Tampoco me creo el cuento del capitalismo que parte por asumir la codicia y la ambición humana, pero proclama que todos esos apetitos de lucro puestos a competir pueden orientarse hacia el bien común.



Lo único que me queda es refugiarme en otros tiempos, que sí eran distintos al de ahora. Muchos lo hacen. De ahí el éxito que han tenido recientemente las radios dedicadas a la música retro. Todas esas canciones pasadas de moda, las de Los Platters, Frank Sinatra, Ella Fitzgerald, Lucho Gatica y los Cuatro Ases de algún modo nos devuelven al tiempo en que vivíamos en una ciudad apacible, sin veneno en el aire, de cielos limpios que dejaban ver la cordillera. A una ciudad que era para sus habitantes y no para los autos.



No existía el afán de arrasar con las plazas y excavar con ruidos infernales túneles en medio de las calles para meter en alguna parte todos esos vehículos inútiles. Entonces predominaba el único automóvil noble y digno que ha existido: la económica Citroneta, que no contaminaba ni agredía porque era para movilizarse y no para apuntalar egos aparatosos y vacíos.

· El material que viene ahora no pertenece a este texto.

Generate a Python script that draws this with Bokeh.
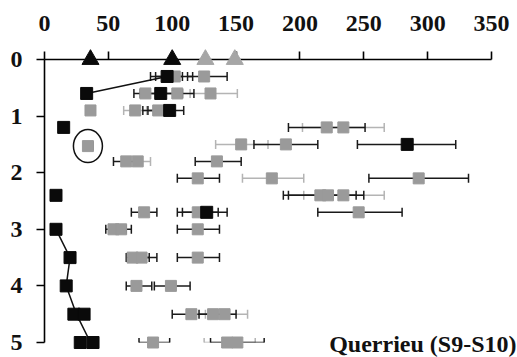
import math
from bokeh.plotting import figure
from bokeh.models import (Range1d, ColumnDataSource, Whisker, TeeHead,
                          FixedTicker)
from bokeh.core.properties import value
from bokeh.embed import file_html
from bokeh.resources import INLINE

NaN = float("nan")

# axis ticks
x_ticks = [0, 50, 100, 150, 200, 250, 300, 350]
y_ticks = [0, 1, 2, 3, 4, 5]

# triangles on the surface (depth 0)
tri_black_x = [36, 100]
tri_grey_x = [126, 149]
tri_y = [0, 0]

# black squares (x, depth) and their error bars (NaN = none)
black_x = [96, 33, 91, 98, 15, 284, 9, 127, 9, 20, 17, 23, 31, 28, 38]
black_y = [0.3, 0.6, 0.6, 0.9, 1.2, 1.5, 2.4, 2.7, 3.0, 3.5, 4.0, 4.5, 4.5, 5.0, 5.0]
black_lo = [83, NaN, 75, 81, NaN, 245, NaN, 108, NaN, NaN, NaN, NaN, NaN, NaN, NaN]
black_hi = [108, NaN, 108, 109, NaN, 322, NaN, 143, NaN, NaN, NaN, NaN, NaN, NaN, NaN]

# connecting lines between black squares
line1_x = [96, 33]
line1_y = [0.3, 0.6]
line2_x = [9, 20, 17, 25, 36]
line2_y = [3.0, 3.5, 4.0, 4.5, 5.0]

# grey squares with error bars; bar style "k" = dark, "l" = light
grey_x = [102, 125,
          79, 104, 130,
          36, 71, 89,
          221, 234,
          34, 154, 189,
          64, 73, 135,
          120, 178, 293,
          216, 222, 234,
          78, 120, 246,
          54, 60, 120,
          69, 76, 120,
          72, 99,
          115, 132, 141,
          85, 143, 151]
grey_y = [0.3, 0.3,
          0.6, 0.6, 0.6,
          0.9, 0.9, 0.9,
          1.2, 1.2,
          1.53, 1.5, 1.5,
          1.8, 1.8, 1.8,
          2.1, 2.1, 2.1,
          2.4, 2.4, 2.4,
          2.7, 2.7, 2.7,
          3.0, 3.0, 3.0,
          3.5, 3.5, 3.5,
          4.0, 4.0,
          4.5, 4.5, 4.5,
          5.0, 5.0, 5.0]
grey_lo = [87, 112,
           70, 92, 114,
           33, 62, 77,
           191, 202,
           31, 134, 164,
           54, 62, 118,
           104, 155, 254,
           187, 191, 203,
           68, 104, 214,
           48, 52, 104,
           64, 66, 104,
           64, 86,
           100, 121, 126,
           74, 130, 125]
grey_hi = [116, 143,
           88, 117, 151,
           39, 80, 100,
           251, 266,
           38, 175, 214,
           74, 83, 154,
           137, 203, 332,
           244, 250, 266,
           88, 136, 280,
           64, 68, 137,
           82, 88, 137,
           84, 114,
           130, 150, 159,
           98, 172, 165]
grey_bar = ["k", "k",
            "k", "k", "l",
            "l", "l", "k",
            "k", "l",
            "k", "l", "k",
            "k", "l", "k",
            "k", "l", "k",
            "k", "k", "l",
            "k", "k", "k",
            "k", "k", "k",
            "k", "k", "k",
            "k", "k",
            "k", "k", "l",
            "k", "k", "l"]

# circled sample
circle_x = [34]
circle_y = [1.53]

title_text = "Querrieu (S9-S10)"

GREY = "#9a9a9a"
LIGHT = "#b4b4b4"
FONT = "'Liberation Serif'"
LVL = "annotation"

p = figure(x_range=Range1d(0, 350), y_range=Range1d(5, 0),
           x_axis_location="above", frame_width=447, frame_height=283,
           min_border_left=44, min_border_top=59, min_border_right=26,
           min_border_bottom=15, output_backend="svg", toolbar_location=None)
p.grid.visible = False
p.outline_line_color = None
p.background_fill_color = "white"
p.border_fill_color = "white"

for ax, ticks, standoff in ((p.xaxis[0], x_ticks, 21), (p.yaxis[0], y_ticks, 14)):
    ax.ticker = FixedTicker(ticks=ticks)
    ax.major_tick_out = 8
    ax.major_tick_in = 0
    ax.minor_tick_out = 0
    ax.minor_tick_in = 0
    ax.axis_line_width = 1.6
    ax.axis_line_color = "black"
    ax.major_tick_line_width = 1.6
    ax.major_tick_line_color = "black"
    ax.major_label_text_font = FONT
    ax.major_label_text_font_style = "bold"
    ax.major_label_text_font_size = "24px"
    ax.major_label_text_color = "#111111"
    ax.major_label_standoff = standoff

# error bars
def whisker(ys, los, his, color):
    src = ColumnDataSource(dict(y=ys, lo=los, hi=his))
    w = Whisker(source=src, base="y", lower="lo", upper="hi", dimension="width",
                line_color=color, line_width=1.5,
                upper_head=TeeHead(size=9, line_color=color, line_width=1.5),
                lower_head=TeeHead(size=9, line_color=color, line_width=1.5))
    p.add_layout(w)

k_idx = [i for i, b in enumerate(grey_bar) if b == "k"]
l_idx = [i for i, b in enumerate(grey_bar) if b == "l"]
whisker([grey_y[i] for i in l_idx], [grey_lo[i] for i in l_idx],
        [grey_hi[i] for i in l_idx], LIGHT)
whisker([grey_y[i] for i in k_idx], [grey_lo[i] for i in k_idx],
        [grey_hi[i] for i in k_idx], "#1a1a1a")
bi = [i for i in range(len(black_x)) if not math.isnan(black_lo[i])]
whisker([black_y[i] for i in bi], [black_lo[i] for i in bi],
        [black_hi[i] for i in bi], "#1a1a1a")

# lines
p.line(line1_x, line1_y, line_color="#111111", line_width=1.5, level=LVL)
p.line(line2_x, line2_y, line_color="#111111", line_width=1.5, level=LVL)

# markers
p.scatter(grey_x, grey_y, marker="square", size=11, fill_color=GREY,
          line_color=GREY, level=LVL)
p.scatter(black_x, black_y, marker="square", size=12, fill_color="#0a0a0a",
          line_color="#0a0a0a", level=LVL)
p.scatter(tri_grey_x, tri_y, marker="triangle", size=17, fill_color="#a6a6a6",
          line_color="#a6a6a6", level=LVL)
p.scatter(tri_black_x, tri_y, marker="triangle", size=17, fill_color="#0a0a0a",
          line_color="#0a0a0a", level=LVL)

p.ellipse(circle_x, circle_y, width=29, height=33, width_units="screen",
          height_units="screen", fill_color=None, line_color="#111111",
          line_width=1.5, level=LVL)

# site name, anchored at the bottom-right of the data area
p.text(x=[350], y=[5], text=[title_text], text_align="right",
       text_baseline="alphabetic", x_offset=25, y_offset=1,
       text_font=value(FONT), text_font_style="bold",
       text_font_size="24px", text_color="#111111", level=LVL)

open("out.html", "w").write(file_html(p, INLINE))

En ese tiempo no se vivía haciendo equilibrio en la cuerda floja del endeudamiento, ni con la angustia de que los hijos pudieran hacerse drogadictos, ni con el miedo de que los gastos de salud nos arruinaran. Se hacía el amor sin temor al sida, se salía al campo sin miedo del Hanta, y no flotaban en el aire las amenazas apocalípticas del agujero en la capa de ozono ni del efecto invernadero.



Es posible que esté idealizando un pasado que a lo mejor no fue tan bello, que tuvo sus propias miserias y sus traumas. Lo importante es que en mis recuerdos los años 50 y los 60 aparecen como el paraíso perdido, y su evocación es lo único que me queda para capear el horrible tiempo presente y soportar estas celebraciones de fin de año.